Is this a one-time or
infrequent job need, or will repeated cycles or an extended time period be
involved? In other words, do I need a pump rated for rugged production
conditions? One rated for heavy-duty service? Or one which only needs to
tolerate light of intermittent service.
3.
Once begun, how
quickly do I need to accomplish each lifting, pushing, or retracting operation?
This will determine the required hydraulic fluid flow rate: Low, Medium, or
High.
4.
How many cylinders
will I need for this job and what will be the size of each? In other words, how
much total hydraulic fluid volume will the pump be required to accommodate,
i.e. how big should my pump reservoir be? Pump manufacturers list volumes in
cubic inches. To put this into perspective, one gallon is equivalent to 231
cubic inches. Reservoir volume should at a minimum be 1.5 times the total
cylinder volume.
Once these basic questions have been
considered, but maybe not completely answered, a more refined purchase
selection must be undertaken by answering the following specific questions:
For hand operated pumps: Do I need single or two-speed operation?
Single-speed models are good when a small cylinder stroke is involved.
Two-speed models cost more but provide time and manual energy savings when
large volume cylinders are being used. They operate on the principle of moving
a large volume of fluid under no-load initially and then slowing to produce
high pressure to take-up the load. Simplex (Actuant Corporation) only
manufactures two-speed hand operated pumps
For hand operated pumps: Do I need single acting or double acting
operation? This depends on whether your application employs a single acting or
double acting cylinder. Double acting hand hydraulic pumps have a special
directional valve that allows power strokes in two directions.
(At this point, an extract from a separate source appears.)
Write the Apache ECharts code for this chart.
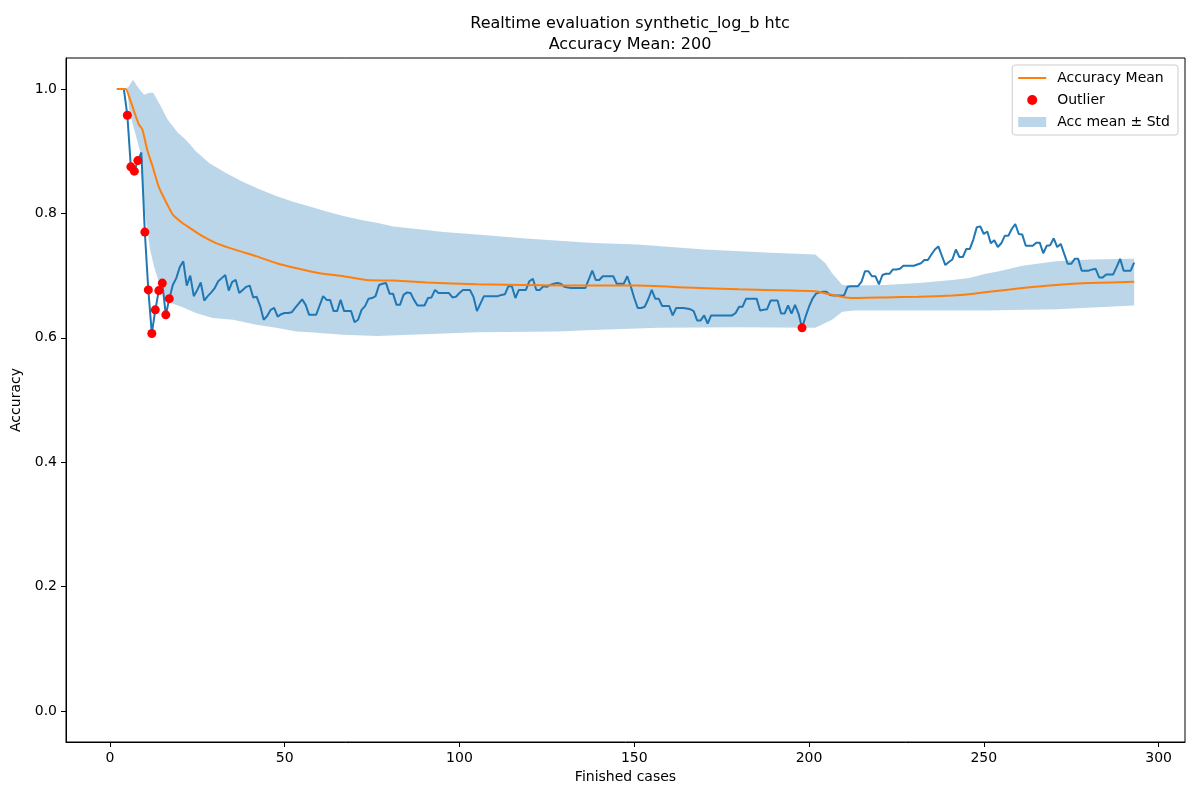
<!DOCTYPE html>
<html>
<head>
<meta charset="utf-8">
<script src="https://cdn.jsdelivr.net/npm/echarts@6/dist/echarts.min.js"></script>
<style>
  html, body { margin: 0; padding: 0; background: #fff; }
  #chart { width: 1200px; height: 800px; }
</style>
</head>
<body>
<div id="chart"></div>
<script>
// accuracy per finished case, [case, accuracy]
const accuracy = [
  [2, 1.0], [3, 1.0], [4, 1.0], [5, 0.958], [6, 0.875], [7, 0.868], [8, 0.885], [9, 0.898],
  [10, 0.770], [11, 0.677], [12, 0.607], [13, 0.645], [14, 0.676], [15, 0.688], [16, 0.637],
  [17, 0.663], [18, 0.685], [19, 0.696], [20, 0.714], [21, 0.723], [22, 0.684], [23, 0.700],
  [24, 0.667], [25, 0.677], [26, 0.689], [27, 0.660], [28, 0.667], [29, 0.673], [30, 0.680],
  [31, 0.691], [32, 0.696], [33, 0.701], [34, 0.676], [35, 0.690], [36, 0.693], [37, 0.672],
  [38, 0.677], [39, 0.682], [40, 0.684], [41, 0.665], [42, 0.666], [43, 0.651], [44, 0.629],
  [45, 0.635], [46, 0.645], [47, 0.648], [48, 0.634], [49, 0.638], [50, 0.640], [51, 0.640],
  [52, 0.641], [53, 0.648], [54, 0.655], [55, 0.662], [56, 0.653], [57, 0.637], [58, 0.637],
  [59, 0.637], [60, 0.652], [61, 0.667], [62, 0.661], [63, 0.661], [64, 0.643], [65, 0.643],
  [66, 0.661], [67, 0.643], [68, 0.643], [69, 0.643], [70, 0.625], [71, 0.629], [72, 0.645],
  [73, 0.651], [74, 0.663], [75, 0.664], [76, 0.667], [77, 0.685], [78, 0.687], [79, 0.688],
  [80, 0.671], [81, 0.671], [82, 0.653], [83, 0.653], [84, 0.669], [85, 0.673], [86, 0.672],
  [87, 0.661], [88, 0.652], [89, 0.652], [90, 0.652], [91, 0.664], [92, 0.665], [93, 0.677],
  [94, 0.672], [95, 0.672], [96, 0.672], [97, 0.672], [98, 0.665], [99, 0.666], [100, 0.672],
  [101, 0.677], [102, 0.677], [103, 0.677], [104, 0.666], [105, 0.643], [106, 0.655],
  [107, 0.667], [108, 0.667], [109, 0.667], [110, 0.667], [111, 0.667], [112, 0.669],
  [113, 0.670], [114, 0.683], [115, 0.683], [116, 0.664], [117, 0.677], [118, 0.677],
  [119, 0.677], [120, 0.691], [121, 0.695], [122, 0.677], [123, 0.677], [124, 0.683],
  [125, 0.682], [126, 0.685], [127, 0.687], [128, 0.688], [129, 0.687], [130, 0.682],
  [131, 0.681], [132, 0.680], [133, 0.680], [134, 0.680], [135, 0.680], [136, 0.680],
  [137, 0.694], [138, 0.708], [139, 0.693], [140, 0.693], [141, 0.699], [142, 0.699],
  [143, 0.699], [144, 0.699], [145, 0.687], [146, 0.687], [147, 0.687], [148, 0.699],
  [149, 0.683], [150, 0.664], [151, 0.648], [152, 0.648], [153, 0.650], [154, 0.662],
  [155, 0.677], [156, 0.663], [157, 0.663], [158, 0.651], [159, 0.651], [160, 0.651],
  [161, 0.636], [162, 0.648], [163, 0.648], [164, 0.648], [165, 0.647], [166, 0.646],
  [167, 0.643], [168, 0.628], [169, 0.628], [170, 0.636], [171, 0.623], [172, 0.636],
  [173, 0.636], [174, 0.636], [175, 0.636], [176, 0.636], [177, 0.636], [178, 0.636],
  [179, 0.640], [180, 0.650], [181, 0.650], [182, 0.663], [183, 0.663], [184, 0.663],
  [185, 0.663], [186, 0.644], [187, 0.645], [188, 0.646], [189, 0.660], [190, 0.660],
  [191, 0.660], [192, 0.639], [193, 0.639], [194, 0.652], [195, 0.639], [196, 0.653],
  [197, 0.639], [198, 0.616], [199, 0.634], [200, 0.650], [201, 0.663], [202, 0.671],
  [203, 0.673], [204, 0.674], [205, 0.674], [206, 0.669], [207, 0.668], [208, 0.668],
  [209, 0.668], [210, 0.668], [211, 0.682], [212, 0.683], [213, 0.683], [214, 0.683],
  [215, 0.690], [216, 0.707], [217, 0.707], [218, 0.699], [219, 0.699], [220, 0.686],
  [221, 0.701], [222, 0.703], [223, 0.703], [224, 0.710], [225, 0.710], [226, 0.711],
  [227, 0.716], [228, 0.716], [229, 0.716], [230, 0.716], [231, 0.718], [232, 0.720],
  [233, 0.725], [234, 0.725], [235, 0.734], [236, 0.742], [237, 0.747], [238, 0.732],
  [239, 0.717], [240, 0.722], [241, 0.726], [242, 0.742], [243, 0.730], [244, 0.730],
  [245, 0.743], [246, 0.743], [247, 0.758], [248, 0.778], [249, 0.779], [250, 0.767],
  [251, 0.771], [252, 0.752], [253, 0.757], [254, 0.746], [255, 0.752], [256, 0.764],
  [257, 0.764], [258, 0.775], [259, 0.783], [260, 0.767], [261, 0.766], [262, 0.748],
  [263, 0.748], [264, 0.748], [265, 0.753], [266, 0.753], [267, 0.736], [268, 0.748],
  [269, 0.749], [270, 0.760], [271, 0.746], [272, 0.751], [273, 0.735], [274, 0.719],
  [275, 0.719], [276, 0.727], [277, 0.727], [278, 0.708], [279, 0.708], [280, 0.708],
  [281, 0.710], [282, 0.711], [283, 0.697], [284, 0.697], [285, 0.702], [286, 0.702],
  [287, 0.702], [288, 0.714], [289, 0.727], [290, 0.708], [291, 0.708], [292, 0.708],
  [293, 0.721]
];

const outliers = [
  [5, 0.958], [6, 0.875], [7, 0.868], [8, 0.885], [10, 0.770], [11, 0.677], [12, 0.607],
  [13, 0.645], [14, 0.676], [15, 0.688], [16, 0.637], [17, 0.663], [198, 0.616]
];

const accMean = [
  [2, 1.0], [4.5, 1.0], [5.5, 0.988], [7, 0.963], [8.3, 0.943], [9.3, 0.935], [10.7, 0.902],
  [12.2, 0.876], [14.1, 0.841], [16.3, 0.816], [18, 0.798], [20, 0.788], [22.5, 0.778],
  [26.6, 0.763], [30.5, 0.752], [36.2, 0.741], [42, 0.731], [47.7, 0.720], [53.4, 0.712],
  [60, 0.704], [66.8, 0.699], [73.5, 0.693], [81.2, 0.692], [90.7, 0.689], [105, 0.686],
  [130, 0.684], [151, 0.684], [165, 0.681], [180, 0.678], [195, 0.676], [201.8, 0.675],
  [207.5, 0.668], [211.8, 0.664], [221.8, 0.665], [231.4, 0.666],
  [241, 0.668], [245.8, 0.670], [251.5, 0.674], [261, 0.680], [270.7, 0.685],
  [280.2, 0.688], [293, 0.690]
];

const bandUpper = [
  [2, 1.0], [4.5, 1.0], [5.4, 1.004], [6.6, 1.015], [8.4, 1.0], [9.8, 0.991], [11.3, 0.994],
  [12.4, 0.994], [14.6, 0.972], [16.5, 0.951], [19.4, 0.930], [21.8, 0.918], [24.6, 0.900],
  [28.4, 0.881], [33.2, 0.865], [38.0, 0.851], [42.8, 0.839], [47.6, 0.828], [52.4, 0.819],
  [57.2, 0.811], [62.0, 0.803], [66.8, 0.796], [71.6, 0.790], [76.3, 0.785], [81.1, 0.779],
  [87.8, 0.775], [95.5, 0.770], [105, 0.766], [118, 0.760], [137, 0.753], [151, 0.750],
  [170, 0.742], [189, 0.737], [201.8, 0.734], [204.7, 0.720], [206.6, 0.704],
  [209.5, 0.685], [212.3, 0.684], [221.8, 0.685], [231.4, 0.688], [241, 0.693],
  [245.8, 0.696], [250.5, 0.703], [254.4, 0.707], [261, 0.716], [270.7, 0.723],
  [280.2, 0.726], [293, 0.727]
];

const bandLower = [
  [2, 1.0], [4.5, 1.0], [5, 0.995], [5.7, 0.961], [8.8, 0.897], [9.3, 0.843], [10.3, 0.790],
  [11.5, 0.742], [12.6, 0.715], [14.1, 0.688], [15.5, 0.663], [17.4, 0.656], [20.5, 0.650],
  [24.6, 0.640], [29.4, 0.632], [35.2, 0.629], [41.9, 0.621], [47.6, 0.616], [53.4, 0.610],
  [57.2, 0.609], [66.8, 0.605], [76.3, 0.603], [85.9, 0.605], [95.5, 0.607], [105, 0.609],
  [128, 0.610], [140, 0.613], [157, 0.616], [180, 0.617], [201.8, 0.616], [206.6, 0.629],
  [209.5, 0.642], [213, 0.644], [250, 0.644], [271, 0.646], [293, 0.652]
];

const xTicks = [0, 50, 100, 150, 200, 250, 300];
const yTicks = [0, 0.2, 0.4, 0.6, 0.8, 1.0];

const FONT = "DejaVu Sans";
const bandColor = "rgba(31,119,180,0.3)";

const myChart = echarts.init(document.getElementById("chart"), null, { renderer: "canvas" });

const option = {
  animation: false,
  backgroundColor: "#fff",
  textStyle: { fontFamily: FONT },
  title: {
    text: "Realtime evaluation synthetic_log_b htc\nAccuracy Mean: 200",
    left: 625,
    top: 8,
    textAlign: "center",
    textStyle: {
      fontFamily: FONT,
      fontSize: 16,
      fontWeight: "normal",
      color: "#000",
      lineHeight: 21,
    },
  },
  legend: {
    orient: "vertical",
    right: 22,
    top: 65,
    padding: [6, 8, 6, 6],
    itemGap: 8,
    itemWidth: 28,
    itemHeight: 10,
    borderColor: "#cccccc",
    borderWidth: 1,
    borderRadius: 3,
    backgroundColor: "rgba(255,255,255,0.8)",
    textStyle: { fontFamily: FONT, fontSize: 14, color: "#000", padding: [0, 0, 0, 6] },
    data: [
      { name: "Accuracy Mean", icon: "path://M0,0 L28,0 L28,2 L0,2 Z" },
      { name: "Outlier", icon: "circle" },
      { name: "Acc mean ± Std", icon: "rect" },
    ],
  },
  grid: {
    left: 66,
    right: 15,
    top: 58,
    bottom: 58,
    show: true,
    borderColor: "#000",
    borderWidth: 1,
    backgroundColor: "transparent",
  },
  xAxis: {
    type: "value",
    min: -12.55,
    max: 307.55,
    name: "Finished cases",
    nameLocation: "middle",
    nameGap: 28,
    nameTextStyle: { fontFamily: FONT, fontSize: 14, color: "#000" },
    axisLine: { show: true, onZero: false, lineStyle: { color: "#000", width: 1 } },
    axisTick: { show: true, length: 5, lineStyle: { color: "#000" }, customValues: xTicks },
    axisLabel: {
      fontFamily: FONT,
      fontSize: 14,
      color: "#000",
      margin: 9,
      customValues: xTicks,
      formatter: (v) => String(v),
    },
    splitLine: { show: false },
  },
  yAxis: {
    type: "value",
    min: -0.05,
    max: 1.05,
    name: "Accuracy",
    nameLocation: "middle",
    nameGap: 33,
    nameTextStyle: { fontFamily: FONT, fontSize: 14, color: "#000" },
    axisLine: { show: true, onZero: false, lineStyle: { color: "#000", width: 1 } },
    axisTick: { show: true, length: 5, lineStyle: { color: "#000" }, customValues: yTicks },
    axisLabel: {
      fontFamily: FONT,
      fontSize: 14,
      color: "#000",
      margin: 9,
      customValues: yTicks,
      formatter: (v) => v.toFixed(1),
    },
    splitLine: { show: false },
  },
  series: [
    {
      name: "Acc mean ± Std",
      type: "custom",
      z: 1,
      itemStyle: { color: bandColor },
      data: [bandUpper[0]],
      renderItem: function (params, api) {
        if (params.dataIndex > 0) return;
        const pts = bandUpper
          .map((p) => api.coord(p))
          .concat(bandLower.slice().reverse().map((p) => api.coord(p)));
        return {
          type: "polygon",
          shape: { points: pts },
          style: { fill: bandColor, stroke: null },
        };
      },
    },
    {
      name: "Accuracy",
      type: "line",
      z: 2,
      data: accuracy,
      symbol: "none",
      lineStyle: { color: "#1f77b4", width: 2 },
      itemStyle: { color: "#1f77b4" },
    },
    {
      name: "Accuracy Mean",
      type: "line",
      z: 3,
      data: accMean,
      symbol: "none",
      smooth: 0.2,
      lineStyle: { color: "#ff7f0e", width: 2 },
      itemStyle: { color: "#ff7f0e" },
    },
    {
      name: "Outlier",
      type: "scatter",
      z: 4,
      data: outliers,
      symbol: "circle",
      symbolSize: 9,
      itemStyle: { color: "#ff0000", opacity: 1 },
    },
  ],
};

myChart.setOption(option);
</script>
</body>
</html>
For electric powered pumps: Is portability a consideration or will my
job allow the pump to be permanently installed in a stationary location? Do I
have single phase or three phase voltage available? Just like hand operated
pumps, do I need a single or two-speed operation (see above).
For air driven pumps: Do I have a reliable compressed air source?
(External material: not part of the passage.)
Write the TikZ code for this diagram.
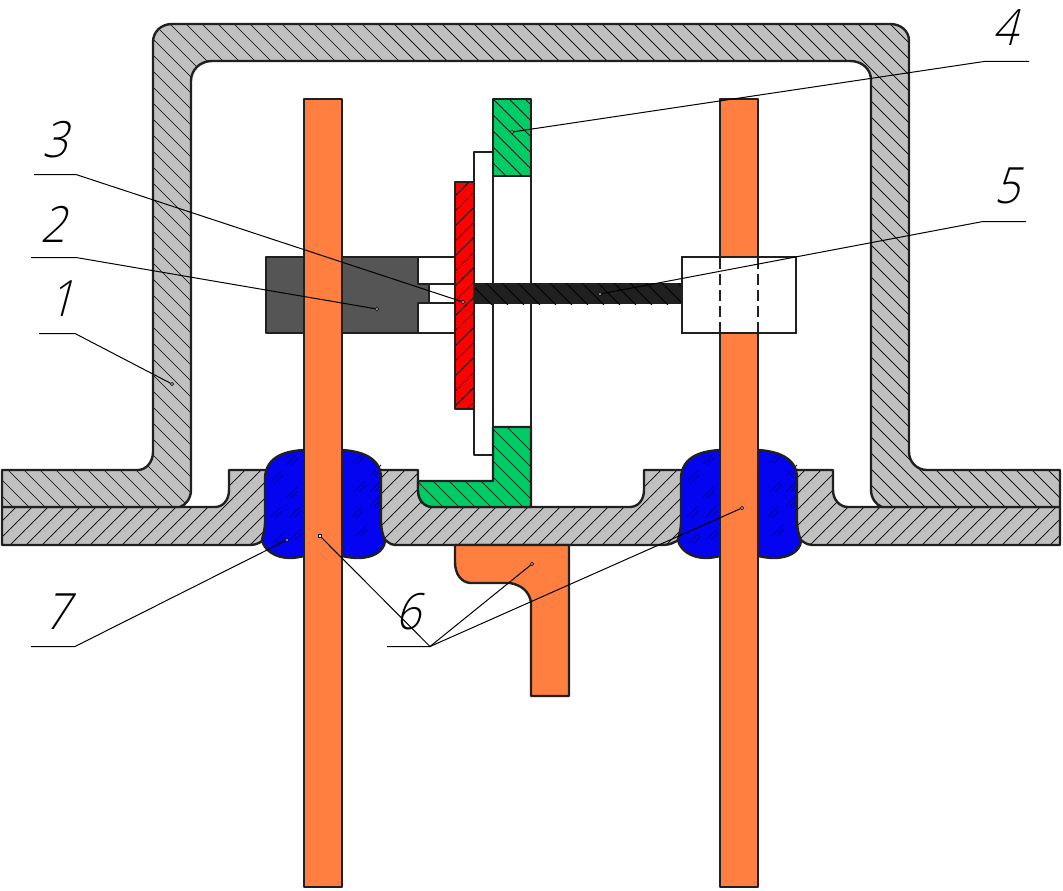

What is the maximum supply pressure? Will my compressed air source provide
enough air volume (cfm) to drive the air motor?
What additional
information do I need to pick a hand pump?
Reservoir volume must be matched to the size
and number of cylinders you are using.
Why are two volumes
sometimes listed for the same pump reservoir?
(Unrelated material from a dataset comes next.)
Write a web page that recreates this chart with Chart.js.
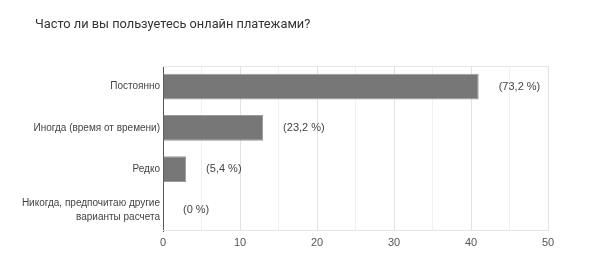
<!DOCTYPE html>
<html><head><meta charset="utf-8">
<script src="https://cdn.jsdelivr.net/npm/chart.js@4/dist/chart.umd.min.js"></script>
<style>html,body{margin:0;padding:0;background:#fff}#wrap{width:591px;height:263px;position:relative}</style>
</head><body>
<div id="wrap"><canvas id="c"></canvas></div>
<script>
const titleText = 'Часто ли вы пользуетесь онлайн платежами?';
const categories = ['Постоянно', 'Иногда (время от времени)', 'Редко', ['Никогда, предпочитаю другие', 'варианты расчета']];
const counts = [41, 13, 3, 0];
const percentLabels = ['(73,2 %)', '(23,2 %)', '(5,4 %)', '(0 %)'];
const xTicks = [0, 10, 20, 30, 40, 50];

const FONT = '"Liberation Sans", Arial, sans-serif';
const TFONT = 'Roboto, Arial, sans-serif';

const deco = {
  id: 'deco',
  afterDraw(chart) {
    const ctx = chart.ctx, x = chart.scales.x, y = chart.scales.y, a = chart.chartArea;
    ctx.save();
    ctx.fillStyle = '#333';
    ctx.font = '12.8px ' + TFONT;
    ctx.textBaseline = 'middle';
    ctx.textAlign = 'left';
    ctx.fillText(titleText, 35, 25);
    ctx.strokeStyle = '#e6e6e6';
    ctx.lineWidth = 1;
    ctx.beginPath();
    ctx.moveTo(a.left, a.top + 0.5); ctx.lineTo(a.right, a.top + 0.5);
    ctx.moveTo(a.left, a.bottom - 0.5); ctx.lineTo(a.right, a.bottom - 0.5);
    ctx.stroke();
    ctx.fillStyle = '#444';
    ctx.font = '11px ' + FONT;
    counts.forEach((v, i) => {
      ctx.fillText(percentLabels[i], x.getPixelForValue(v) + 20, y.getPixelForValue(i));
    });
    ctx.restore();
  }
};

new Chart(document.getElementById('c'), {
  type: 'bar',
  data: {
    labels: categories,
    datasets: [{
      data: counts,
      backgroundColor: '#777777',
      borderColor: '#9a9a9a',
      borderWidth: 1,
      barPercentage: 0.62,
      categoryPercentage: 1
    }]
  },
  options: {
    indexAxis: 'y',
    responsive: true,
    maintainAspectRatio: false,
    animation: false,
    layout: { padding: { top: 66, right: 43, left: 0, bottom: 0 } },
    plugins: { legend: { display: false }, tooltip: { enabled: false } },
    scales: {
      x: {
        min: 0, max: 50,
        afterFit(s) { s.height = 32; },
        ticks: {
          stepSize: 5,
          color: '#555',
          font: { family: FONT, size: 11 },
          padding: 5,
          autoSkip: false,
          maxRotation: 0,
          callback: v => xTicks.includes(v) ? String(v) : ''
        },
        grid: {
          drawTicks: false,
          color: c => (c.tick && c.tick.value % 10 === 0) ? '#e2e2e2' : '#f0f0f0'
        },
        border: { display: false }
      },
      y: {
        afterFit(s) { s.width = 163; },
        ticks: {
          color: '#444',
          font: { family: FONT, size: 10, lineHeight: 1.4 },
          padding: 3
        },
        grid: { display: false, drawTicks: false },
        border: { display: true, color: '#555', width: 1 }
      }
    }
  },
  plugins: [deco]
});
</script>
</body></html>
The physical size of the reservoir, the total
volume, is usually larger than that reservoir’s actual useable volume. If two
volumes are listed, always use the smaller value when selecting a pump
reservoir to match your total cylinder volume. Remember, reservoir volume
should at a minimum be 1.5 times the total cylinder volume.
What additional
information do I need to pick an air pump?
Air pumps rely on
specific amounts (flow volume) of driving air at a minimum pressure.
Consequently your source, usually an air compressor, must at least be capable
of producing both the minimum volume, often referred to as consumption, and pressure. Volumetric flow rates are
stated in standard cubic feet per minute, abbreviated SCFM.
How to match pump with
jack
1.
For low duty
applications, you need a pump that has 20% more usable oil capacity than the
total oil capacity in your jack(s). For low duty applications, you need a pump
that has twice the usable oil capacity than the total oil capacity in your
jack(s). Attention! The tank size is not equal the usable oil capacity. Make
sure to use "usable oil capacity" in your selection.
2.
The pump must match
the jack’s maximum operating pressure. Most US jacks and pumps operate at
10,000 psi under full load. All our cylinder jacks and pumps listed on our
website operate at the standard US pressure setting.
3.
Applicable for
electric pumps: A pump will push the oil through the hose at a certain speed
called the "flow rate". This will extend the jack either slowly or
fast. Depending on your application choose a pump with the desired speed.
4.
Applicable for
electric pumps: Pump models are available with different size motors (as
specified in horsepower (hp)). A smaller motor will have to work harder than
the larger motor. So if you are putting the pump under constant heavy duty
strain, choose a more powerful motor.